Diese Schilderungen des jungen italienischen Arztes Daniele Macchini gehen dieser Tage an niemandem mehr einfach so vorbei. Besonders nicht an denen, die in ähnlichen Berufen arbeiten und sich auf die vom neuen Coronavirus ausgelöste Lungenerkrankung Covid-19 einstellen müssen. Macchini arbeitet in der besonders hart getroffenen Lombardei. Mit seinem Facebook-Post wollte er Leute warnen: Bleibt zu Hause, sorgt dafür, dass das Virus keine Chance hat, sich weiter auszubreiten. Denn sonst droht bald folgendes: Ärzte müssen Patienten abweisen, weil die Krankenhäuser überlastet sind. Die Gesellschaft der italienischen Anästhesisten und Intensivmediziner veröffentlichte sogar Empfehlungen, welche Patienten behandelt werden sollen, wenn die Intensivstationen überlastet sind – und welche Patienten abgewiesen werden müssen und deshalb sterben könnten.

Noch sind die Zahlen in Deutschland nicht annähernd so hoch wie in Italien. Aber weil sich Sars-CoV-2 exponentiell ausbreitet, könnte es sein, dass es auch hierzulande in wenigen Wochen Zehntausend oder Hunderttausend Fälle gibt. Etwas, das es unbedingt zu verhindern gilt, indem Infektionsketten nachverfolgt werden, Menschen in Quarantäne gehen und wir alle möglichst wenig sozialen Kontakt haben. Und doch stellt sich die Frage: Haben deutsche Krankenhäuser genügend Kapazitäten, wenn die Zahl schwerkranker Corona-Patienten steigt?

Deutlich mehr Intensivbetten als Italien

Um die Kapazitäten abzuschätzen, muss man zunächst Krankenhausbetten zählen. In Deutschland, erklärt Reinhard Busse, Professor für Gesundheitsmanagement an der Technischen Universität Berlin, gibt es 450.000 Betten und damit weit mehr als in anderen Ländern. 100.000 davon seien leer, in ihnen könnten also theoretisch Covid-19-Erkrankte behandelt werden, sagte er dem deutschen Science Media Center.

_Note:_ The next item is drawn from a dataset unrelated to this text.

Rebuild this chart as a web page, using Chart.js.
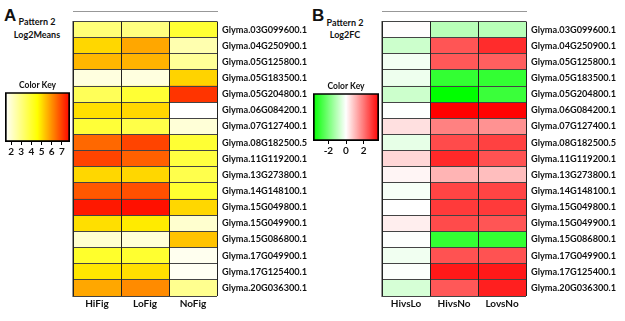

Wichtiger sind jedoch die Betten auf Intensivstationen, auf denen schwere Fälle beatmet werden können – und andere lebensrettende Maßnahmen erhalten. Diese Intensivbetten sind, wie die Erfahrungen aus China und Italien zeigen, der Flaschenhals des Systems.

Aber auch hier sei Deutschland gut aufgestellt, sagt Busse: "Im Vergleich zu Italien haben wir bezogen auf 1.000 Einwohner zweieinhalb Mal so viele Intensivbetten." Es sind insgesamt rund 27.000 bis 28.000. Natürlich sind diese Betten nicht immer frei. Aber trotzdem, rechnet Busse ganz grob vor, könnten jeden Tag 2.000 Covid-19-Patientinnen und -patienten auf Intensivstationen aufgenommen werden. Was die Betten dort angeht, würden uns die "italienischen Verhältnisse noch längst nicht überlasten". 

Clemens Wendtner, Leiter der Spezialeinheit für hochansteckende lebensbedrohliche Infektionen am Klinikum Schwabing in München, hat die ersten Corona-Fälle Ende Januar betreut. Er wähnt seine Klinik weiterhin gut vorbereitet: "Wir haben die Vorgaben des Pandemieplans umgesetzt und Pandemiezonen im Klinikum eingerichtet." Auch in vielen anderen Kliniken wurden ganze Flügel zur Verfügung gestellt und etwa Stationen freigemacht, um Verdachtsfälle zu behandeln, bis ein Testergebnis vorliegt. Viele Sars-CoV-2-Infizierte brauchen zudem kein Krankenhaus, sondern können sich daheim auskurieren.